TT 117: People not Products
Mon, 03/24/2014
By Kyra-lin Hom
I apologize if I offend anyone this week, as the topic I'm about to broach is a sensitive one. Relatively recently (I've been debating on whether or not to touch this for a few weeks now), a Duke University student was publicly outted against her will as a porn star. There are so many hot button items here, where do I even begin?
First, some background. This young woman – go ahead and Google for her name if you really care – was accepted to Duke University out of high school. She's obviously bright and wants the stellar education Duke offers. But with a price tag after tuition, room, board and books of over $60,000 per year, there was no way she could afford it. She could either a) settle for a lesser school, b) bury herself in over $240,000 of crippling student loan debt or c) find a way to pay for it herself. She chose to dive full tilt into plan c and willed herself into one of the most lucrative markets open to young women today: her body.
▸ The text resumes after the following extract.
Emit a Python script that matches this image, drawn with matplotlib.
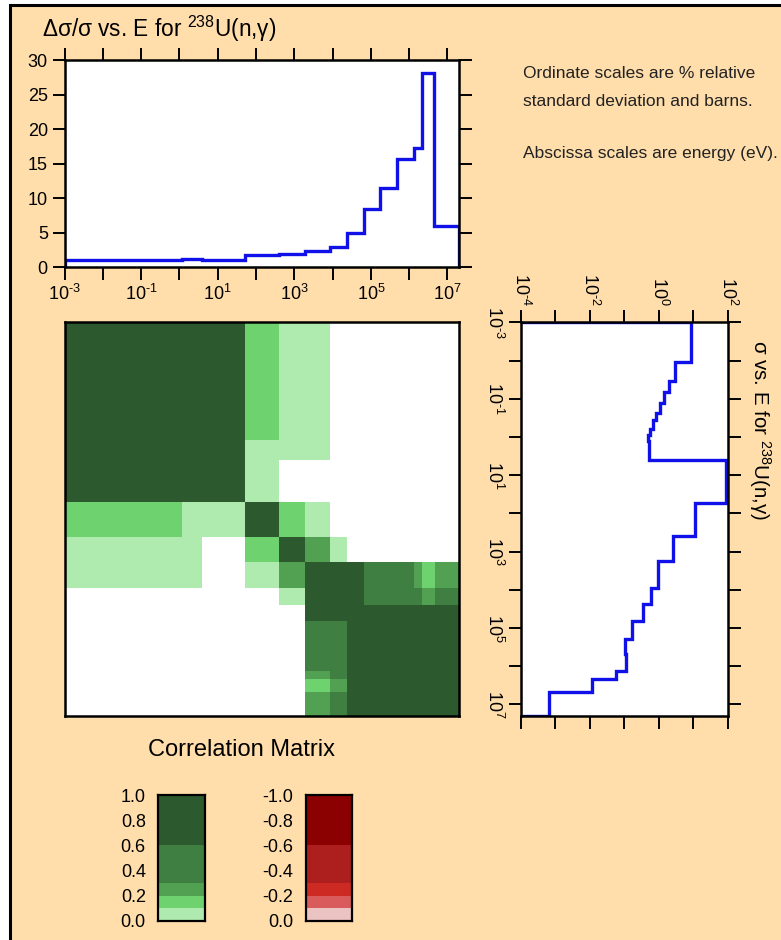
import numpy as np
import matplotlib
matplotlib.use('Agg')
import matplotlib.pyplot as plt
from matplotlib.colors import ListedColormap, BoundaryNorm
from matplotlib.ticker import LogLocator, NullLocator, FuncFormatter, MultipleLocator, FixedLocator
from matplotlib.patches import Rectangle

plt.rcParams['font.family'] = ['Liberation Sans', 'DejaVu Sans']
plt.rcParams['mathtext.fontset'] = 'custom'
plt.rcParams['mathtext.rm'] = 'Liberation Sans'
plt.rcParams['mathtext.it'] = 'Liberation Sans:italic'
plt.rcParams['mathtext.bf'] = 'Liberation Sans:bold'
plt.rcParams['axes.unicode_minus'] = False

# ---------------- data ----------------
# relative standard deviation (%) vs energy (eV)
unc_edges = [1e-3, 1.2, 4.0, 52, 400, 1.85e3, 8.8e3, 2.45e4, 6.6e4, 1.75e5,
             4.85e5, 1.35e6, 2.2e6, 4.5e6, 2.0e7]
unc_pct = [1.0, 1.15, 1.05, 1.75, 1.9, 2.35, 3.0, 4.9, 8.45, 11.45,
           15.7, 17.25, 28.1, 6.0]

# cross section (barns) vs energy (eV)
xs_edges = [1e-3, 0.0107, 0.034, 0.065, 0.13, 0.23, 0.36, 0.62, 0.88, 1.3,
            4.0, 52, 400, 1.8e3, 8.9e3, 2.4e4, 6.6e4, 1.9e5, 4.9e5, 1.33e6,
            2.1e6, 4.8e6, 2.0e7]
xs_barns = [8.5, 2.97, 2.0, 1.44, 1.1, 0.85, 0.67, 0.56, 0.49, 0.54,
            89.0, 11.3, 2.6, 0.96, 0.60, 0.36, 0.166, 0.105, 0.115, 0.058,
            0.012, 6.8e-4]

# correlation matrix groups
corr_edges = [1e-3, 1.2, 4.0, 52, 410, 1.85e3, 8.8e3, 2.45e4, 6.6e4, 1.75e5,
              4.9e5, 1.35e6, 2.2e6, 4.8e6, 2.0e7]
corr = [
    [1.00, 0.90, 0.90, 0.15, 0.05, 0.05, 0.00, 0.00, 0.00, 0.00, 0.00, 0.00, 0.00, 0.00],
    [0.90, 1.00, 0.90, 0.05, 0.05, 0.05, 0.00, 0.00, 0.00, 0.00, 0.00, 0.00, 0.00, 0.00],
    [0.90, 0.90, 1.00, 0.05, 0.00, 0.00, 0.00, 0.00, 0.00, 0.00, 0.00, 0.00, 0.00, 0.00],
    [0.15, 0.05, 0.05, 1.00, 0.15, 0.05, 0.00, 0.00, 0.00, 0.00, 0.00, 0.00, 0.00, 0.00],
    [0.05, 0.05, 0.00, 0.15, 1.00, 0.25, 0.05, 0.00, 0.00, 0.00, 0.00, 0.00, 0.00, 0.00],
    [0.05, 0.05, 0.00, 0.05, 0.25, 1.00, 0.90, 0.90, 0.45, 0.45, 0.45, 0.25, 0.15, 0.25],
    [0.00, 0.00, 0.00, 0.00, 0.05, 0.90, 1.00, 0.90, 0.45, 0.45, 0.45, 0.45, 0.25, 0.45],
    [0.00, 0.00, 0.00, 0.00, 0.00, 0.90, 0.90, 1.00, 0.90, 0.90, 0.90, 0.90, 0.90, 0.90],
    [0.00, 0.00, 0.00, 0.00, 0.00, 0.45, 0.45, 0.90, 1.00, 0.90, 0.90, 0.90, 0.90, 0.90],
    [0.00, 0.00, 0.00, 0.00, 0.00, 0.45, 0.45, 0.90, 0.90, 1.00, 0.90, 0.90, 0.90, 0.90],
    [0.00, 0.00, 0.00, 0.00, 0.00, 0.45, 0.45, 0.90, 0.90, 0.90, 1.00, 0.90, 0.90, 0.90],
    [0.00, 0.00, 0.00, 0.00, 0.00, 0.25, 0.45, 0.90, 0.90, 0.90, 0.90, 1.00, 0.90, 0.90],
    [0.00, 0.00, 0.00, 0.00, 0.00, 0.15, 0.25, 0.90, 0.90, 0.90, 0.90, 0.90, 1.00, 0.90],
    [0.00, 0.00, 0.00, 0.00, 0.00, 0.25, 0.45, 0.90, 0.90, 0.90, 0.90, 0.90, 0.90, 1.00],
]

band_levels = [0.0, 0.1, 0.2, 0.3, 0.6, 1.0]
green_colors = ['#afeaaf', '#6ed36e', '#52a052', '#3f7f42', '#2c5a2e']
red_colors = ['#ebc3c3', '#d95b5b', '#cc2a22', '#ad1f1f', '#8b0000']
cbar_ticks = [0.0, 0.2, 0.4, 0.6, 0.8, 1.0]

title_top = 'Δσ/σ vs. E for $\\mathregular{^{238}}$U(n,γ)'
title_right = 'σ vs. E for $\\mathregular{^{238}}$U(n,γ)'
note_lines = ['Ordinate scales are % relative',
              'standard deviation and barns.',
              'Abscissa scales are energy (eV).']
matrix_label = 'Correlation Matrix'

# ---------------- styling ----------------
W, H = 781, 940
PEACH = '#FFDEAB'
BLUE = '#1010e8'
TICK_FS = 13
fig = plt.figure(figsize=(W / 100, H / 100), dpi=100)
fig.patch.set_facecolor('white')
fig.add_artist(Rectangle((10 / W, -0.1), 1.2, 1.1 - 5 / H, transform=fig.transFigure,
                         facecolor=PEACH, edgecolor='black', lw=2.2, zorder=-10))


def ax_px(l, t, r, b):
    return fig.add_axes([l / W, 1 - b / H, (r - l) / W, (b - t) / H])


def dec_fmt(parity):
    def f(v, p):
        e = int(round(np.log10(v)))
        if e % 2 == parity:
            if e < 0:
                return r'$\mathregular{10^{\text{-}%d}}$' % (-e)
            return r'$\mathregular{10^{%d}}$' % e
        return ''
    return FuncFormatter(f)


def style_spines(ax):
    for s in ax.spines.values():
        s.set_linewidth(1.8)
        s.set_color('black')


# ---------------- top: uncertainty ----------------
ax1 = ax_px(64.5, 60, 459, 267.3)
ax1.set_facecolor('white')
ax1.stairs(unc_pct, unc_edges, baseline=0, color=BLUE, lw=2.4)
ax1.set_xscale('log')
ax1.set_xlim(1e-3, 2e7)
ax1.set_ylim(0, 30)
ax1.xaxis.set_major_locator(LogLocator(base=10, numticks=30))
ax1.xaxis.set_minor_locator(NullLocator())
ax1.xaxis.set_major_formatter(dec_fmt(1))
ax1.yaxis.set_major_locator(MultipleLocator(5))
ax1.tick_params(axis='both', which='major', direction='out', length=9, width=1.4,
                top=True, right=True, labelsize=TICK_FS, pad=3)
style_spines(ax1)
fig.text(42 / W, 1 - 37 / H, title_top, fontsize=16.3, ha='left', va='baseline')

# ---------------- note text ----------------
for txt, yb in zip(note_lines, [77.7, 105.7, 158.0]):
    fig.text(523 / W, 1 - yb / H, txt, fontsize=12.5, ha='left', va='baseline',
             color='#222222')

# ---------------- correlation matrix ----------------
axm = ax_px(64.5, 322, 459, 716)
all_bounds = [-1.0, -0.6, -0.3, -0.2, -0.1, -1e-6, 1e-6, 0.1, 0.2, 0.3, 0.6, 1.01]
cmap = ListedColormap(red_colors[::-1] + ['white'] + green_colors)
norm = BoundaryNorm(all_bounds, cmap.N)
axm.pcolormesh(corr_edges, corr_edges, np.array(corr), cmap=cmap, norm=norm,
               edgecolors='none')
axm.set_xscale('log')
axm.set_yscale('log')
axm.set_xlim(1e-3, 2e7)
axm.set_ylim(2e7, 1e-3)
axm.set_xticks([])
axm.set_yticks([])
axm.xaxis.set_minor_locator(NullLocator())
axm.yaxis.set_minor_locator(NullLocator())
style_spines(axm)
fig.text(241 / W, 1 - 756 / H, matrix_label, fontsize=17, ha='center', va='baseline')

# ---------------- right: cross section ----------------
axr = ax_px(520.7, 322.3, 727.7, 716)
axr.set_facecolor('white')
axr.stairs(xs_barns, xs_edges, orientation='horizontal', baseline=1e-6,
           color=BLUE, lw=2.4)
axr.set_xscale('log')
axr.set_yscale('log')
axr.set_xlim(1e-4, 1e2)
axr.set_ylim(2e7, 1e-3)
axr.xaxis.set_major_locator(LogLocator(base=10, numticks=30))
axr.xaxis.set_minor_locator(NullLocator())
axr.yaxis.set_major_locator(LogLocator(base=10, numticks=30))
axr.yaxis.set_minor_locator(NullLocator())
axr.xaxis.set_major_formatter(dec_fmt(0))
axr.yaxis.set_major_formatter(dec_fmt(1))
axr.tick_params(axis='both', which='major', direction='out', length=9, width=1.4,
                top=True, right=True, bottom=True, left=True, labelsize=TICK_FS)
axr.tick_params(axis='x', labeltop=True, labelbottom=False, labelrotation=-90, pad=3)
axr.tick_params(axis='y', labelrotation=-90, pad=3)
for lab in axr.get_yticklabels():
    lab.set_va('center')
style_spines(axr)
fig.text(760 / W, 1 - 430 / H, title_right, fontsize=14.8, rotation=-90,
         ha='center', va='center')

# ---------------- colour legends ----------------
lv = np.array(band_levels)


def cbar(l, r, colors, sign):
    ax = ax_px(l, 795, r, 920.7)
    ax.bar(0.5, sign * np.diff(lv), bottom=sign * lv[:-1], width=1.0,
           color=colors, edgecolor='none')
    ax.set_xlim(0, 1)
    ax.set_ylim(0, sign * 1.0)
    ax.set_xticks([])
    ax.yaxis.set_major_locator(FixedLocator([sign * t for t in cbar_ticks]))
    ax.yaxis.set_major_formatter(FuncFormatter(
        lambda v, p: '0.0' if abs(v) < 1e-9 else '%.1f' % v))
    ax.tick_params(axis='y', length=0, pad=9, labelsize=TICK_FS)
    for s in ax.spines.values():
        s.set_linewidth(1.6)
    return ax


cbar(158.3, 205, green_colors, 1)
cbar(305.7, 352.3, red_colors, -1)

fig.savefig('out.png', dpi=100, facecolor=fig.get_facecolor())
Well, 'open' market is a bit of a misnomer. Despite being a legal $12 billion US industry that is consumed on a truly global scale, there is an extreme stigma attached to anyone actually working on camera. Even the legal system isn't quite sure how to handle these line-toeing miscreants, often failing to persecute aggressive individuals who break contract – a little thing called rape.
As for lucrative, well, there's a huge range to what women actually make in the industry. But for a full-time student without a college degree yet under her belt, good luck finding anything that pays better with that flexible of a schedule.
So this prospective student decides she wants to go to college, she likes sex and that she doesn't mind avoiding life-long debt by getting paid to do something she enjoys. It's not for everyone, but this sounds like a win-win. And it was until she was recognized by fellow male Duke University students. Apparently too 'excited' by the prospect of going to school with a real porn star, these lackluster individuals promised her radio silence and then promptly outted her identity to their peers online. Now she gets death and torture threats on the daily from people telling her she's poisoning Duke with her presence. Pleasant, huh?
Not once were these boys asked how they recognized her. I mean, $12 billion a year in the US alone! $57 billion worldwide. That's a lot of porn, especially when you factor in how much free porn is circulating on top of that. How much were these boys watching that they managed to find and recognize one single person amongst the thousands upon thousands clamoring for attention?
But I'm not going to turn this into a men vs. women debate – lots of people are already doing that. Besides, a female student could have just as easily recognized and outted her without being accused of anything untoward either. It's not like the messenger is the morally reprehensible deviant, especially when the news is this juicy. They're just the messenger, obviously.
No, the issue I have here is with the holier-than-thou attitude. Because the trade in question is sex all of our compunctions about right to privacy and personal choice fritz out. We're allowed to consume it, but they're not allowed to produce it. That doesn't make any sense at all. We apparently want our porn stars to exist outside of society, to not be real people but objects and products. We wrap their entire identities up in their professions and shove the whole package into a dark, guilty pleasure chest where they aren't allowed to ever be anything else but what we've dictated.
But guess what? They are people. Porn is their job not their essence. And it doesn't matter whether you're for or against the sex industry as a whole. People should never be treated this way.